Given material:
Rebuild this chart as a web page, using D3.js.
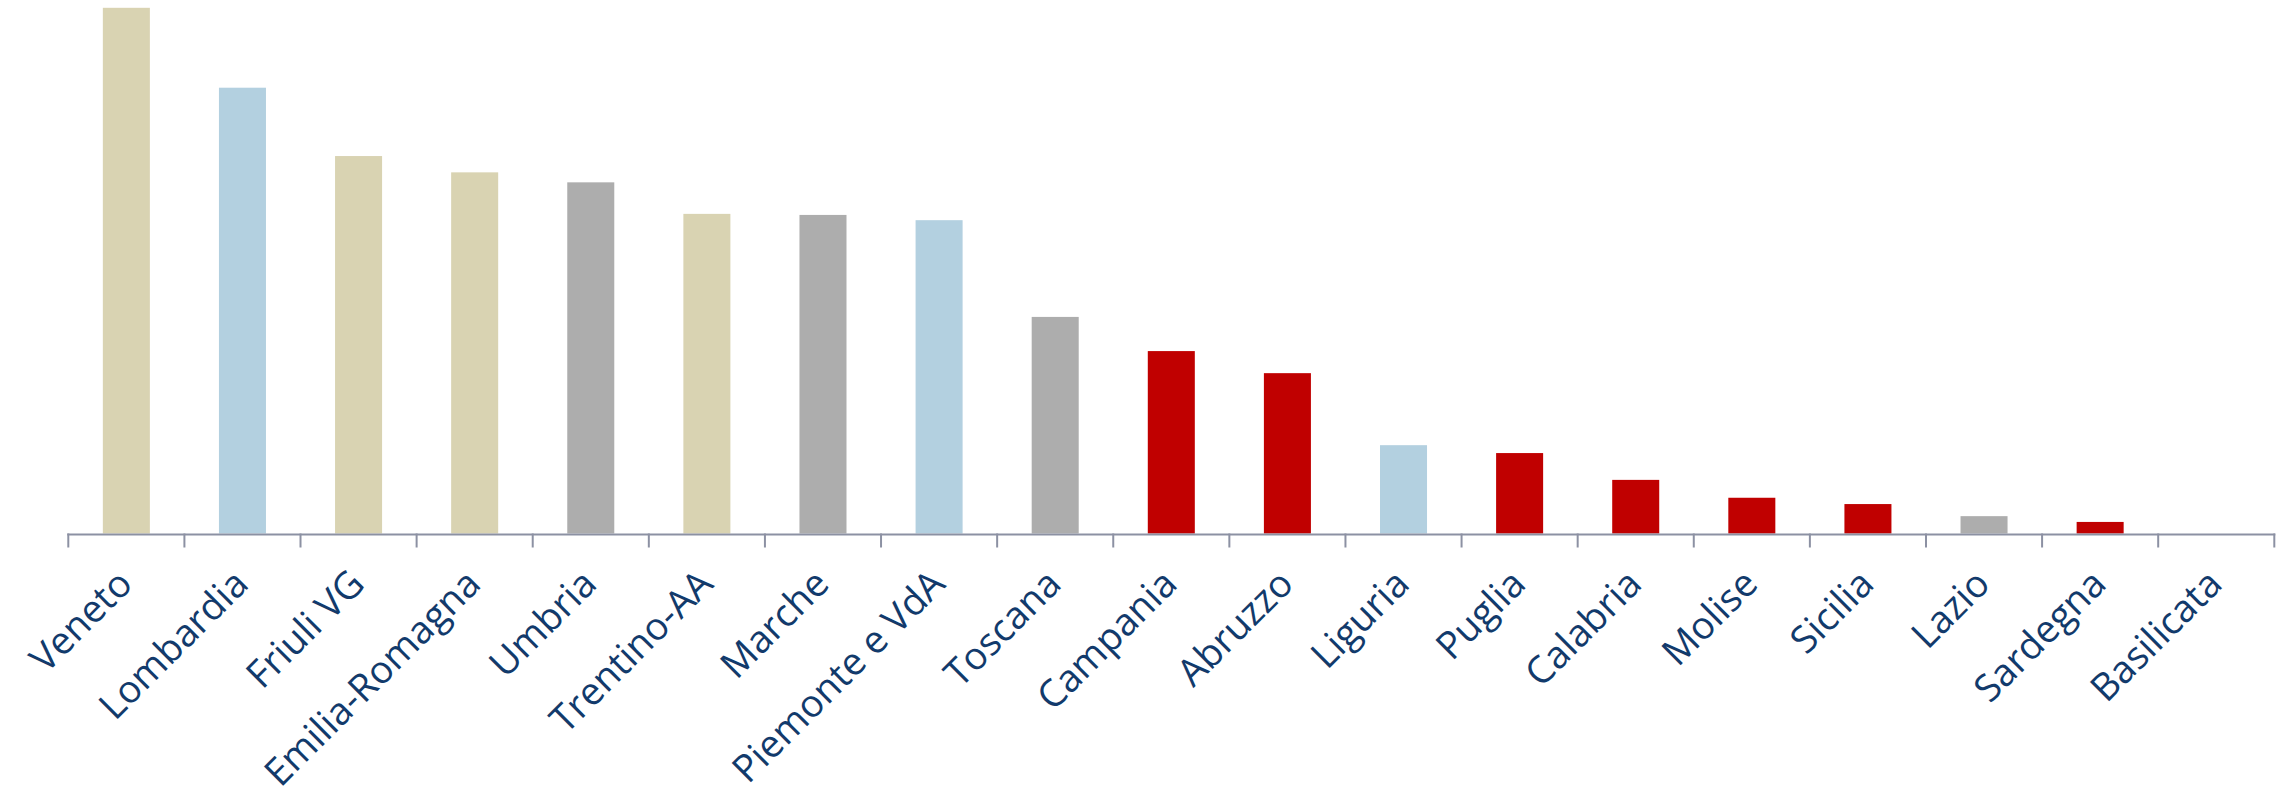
<!DOCTYPE html>
<html>
<head>
<meta charset="utf-8">
<script src="https://cdn.jsdelivr.net/npm/d3@7"></script>
<style>
  body { margin: 0; background: #fff; }
</style>
</head>
<body>
<div id="chart"></div>
<script>
// data
regioni = ['Veneto', 'Lombardia', 'Friuli VG', 'Emilia-Romagna', 'Umbria', 'Trentino-AA',
	'Marche', 'Piemonte e VdA', 'Toscana', 'Campania', 'Abruzzo', 'Liguria', 'Puglia',
	'Calabria', 'Molise', 'Sicilia', 'Lazio', 'Sardegna', 'Basilicata'];

valori = [100, 84.8, 71.8, 68.7, 66.8, 60.8, 60.6, 59.6, 41.2, 34.7, 30.5, 16.8, 15.3,
	10.2, 6.8, 5.6, 3.3, 2.2, 0];

gruppi = ['A', 'B', 'A', 'A', 'C', 'A', 'C', 'B', 'C', 'D', 'D', 'B', 'D',
	'D', 'D', 'D', 'C', 'D', 'D'];

// chart settings
chart_width = 2282;
chart_height = 811;
axis_y = 533.5;
top_y = 7.8;
x_start = 68.3;
x_end = 2274.3;
bar_ratio = 0.405;

// colors
color = d3.scaleOrdinal()
	.domain(['A', 'B', 'C', 'D'])
	.range(['#d9d3b2', '#b3d0e0', '#adadad', '#c00000']);

// scales
x_scale = d3.scaleBand()
	.domain(regioni)
	.range([x_start, x_end])
	.padding(0);

y_scale = d3.scaleLinear()
	.domain([0, 100])
	.range([axis_y, top_y]);

var svg = d3.select('#chart')
	.append('svg')
	.attr('width', chart_width)
	.attr('height', chart_height);

// bars
var bw = x_scale.bandwidth() * bar_ratio;
svg.selectAll('rect.bar')
	.data(regioni)
	.enter()
	.append('rect')
	.attr('class', 'bar')
	.attr('x', (d) => x_scale(d) + (x_scale.bandwidth() - bw) / 2)
	.attr('y', (d, i) => y_scale(valori[i]))
	.attr('width', bw)
	.attr('height', (d, i) => y_scale(0) - y_scale(valori[i]))
	.attr('fill', (d, i) => color(gruppi[i]));

// axis line and ticks at band edges
var axis_color = '#8c91a3';
svg.append('line')
	.attr('x1', x_start - 1).attr('x2', x_end + 1)
	.attr('y1', axis_y + 1).attr('y2', axis_y + 1)
	.attr('stroke', axis_color)
	.attr('stroke-width', 2);

var edges = regioni.map((d) => x_scale(d)).concat([x_end]);
svg.selectAll('line.tick')
	.data(edges)
	.enter()
	.append('line')
	.attr('class', 'tick')
	.attr('x1', (d) => d).attr('x2', (d) => d)
	.attr('y1', axis_y).attr('y2', axis_y + 14)
	.attr('stroke', axis_color)
	.attr('stroke-width', 2);

// labels
svg.selectAll('text.lab')
	.data(regioni)
	.enter()
	.append('text')
	.attr('class', 'lab')
	.attr('transform', (d) => 'translate(' + (x_scale(d) + x_scale.bandwidth() / 2 + 8) + ',' + 586 + ') rotate(-45)')
	.attr('text-anchor', 'end')
	.attr('font-family', '"Open Sans", Lato, sans-serif')
	.attr('font-size', 38)
	.attr('fill', '#123a6b')
	.text((d) => d);
</script>
</body>
</html>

Exercise aim: Transcribe all of the material exactly, leaving out whatever pictures it contains.

Solution for this exercise:
Rebuild this chart as a web page, using D3.js.
<!DOCTYPE html>
<html>
<head>
<meta charset="utf-8">
<script src="https://cdn.jsdelivr.net/npm/d3@7"></script>
<style>
  body { margin: 0; background: #fff; }
</style>
</head>
<body>
<div id="chart"></div>
<script>
// data
regioni = ['Veneto', 'Lombardia', 'Friuli VG', 'Emilia-Romagna', 'Umbria', 'Trentino-AA',
	'Marche', 'Piemonte e VdA', 'Toscana', 'Campania', 'Abruzzo', 'Liguria', 'Puglia',
	'Calabria', 'Molise', 'Sicilia', 'Lazio', 'Sardegna', 'Basilicata'];

valori = [100, 84.8, 71.8, 68.7, 66.8, 60.8, 60.6, 59.6, 41.2, 34.7, 30.5, 16.8, 15.3,
	10.2, 6.8, 5.6, 3.3, 2.2, 0];

gruppi = ['A', 'B', 'A', 'A', 'C', 'A', 'C', 'B', 'C', 'D', 'D', 'B', 'D',
	'D', 'D', 'D', 'C', 'D', 'D'];

// chart settings
chart_width = 2282;
chart_height = 811;
axis_y = 533.5;
top_y = 7.8;
x_start = 68.3;
x_end = 2274.3;
bar_ratio = 0.405;

// colors
color = d3.scaleOrdinal()
	.domain(['A', 'B', 'C', 'D'])
	.range(['#d9d3b2', '#b3d0e0', '#adadad', '#c00000']);

// scales
x_scale = d3.scaleBand()
	.domain(regioni)
	.range([x_start, x_end])
	.padding(0);

y_scale = d3.scaleLinear()
	.domain([0, 100])
	.range([axis_y, top_y]);

var svg = d3.select('#chart')
	.append('svg')
	.attr('width', chart_width)
	.attr('height', chart_height);

// bars
var bw = x_scale.bandwidth() * bar_ratio;
svg.selectAll('rect.bar')
	.data(regioni)
	.enter()
	.append('rect')
	.attr('class', 'bar')
	.attr('x', (d) => x_scale(d) + (x_scale.bandwidth() - bw) / 2)
	.attr('y', (d, i) => y_scale(valori[i]))
	.attr('width', bw)
	.attr('height', (d, i) => y_scale(0) - y_scale(valori[i]))
	.attr('fill', (d, i) => color(gruppi[i]));

// axis line and ticks at band edges
var axis_color = '#8c91a3';
svg.append('line')
	.attr('x1', x_start - 1).attr('x2', x_end + 1)
	.attr('y1', axis_y + 1).attr('y2', axis_y + 1)
	.attr('stroke', axis_color)
	.attr('stroke-width', 2);

var edges = regioni.map((d) => x_scale(d)).concat([x_end]);
svg.selectAll('line.tick')
	.data(edges)
	.enter()
	.append('line')
	.attr('class', 'tick')
	.attr('x1', (d) => d).attr('x2', (d) => d)
	.attr('y1', axis_y).attr('y2', axis_y + 14)
	.attr('stroke', axis_color)
	.attr('stroke-width', 2);

// labels
svg.selectAll('text.lab')
	.data(regioni)
	.enter()
	.append('text')
	.attr('class', 'lab')
	.attr('transform', (d) => 'translate(' + (x_scale(d) + x_scale.bandwidth() / 2 + 8) + ',' + 586 + ') rotate(-45)')
	.attr('text-anchor', 'end')
	.attr('font-family', '"Open Sans", Lato, sans-serif')
	.attr('font-size', 38)
	.attr('fill', '#123a6b')
	.text((d) => d);
</script>
</body>
</html>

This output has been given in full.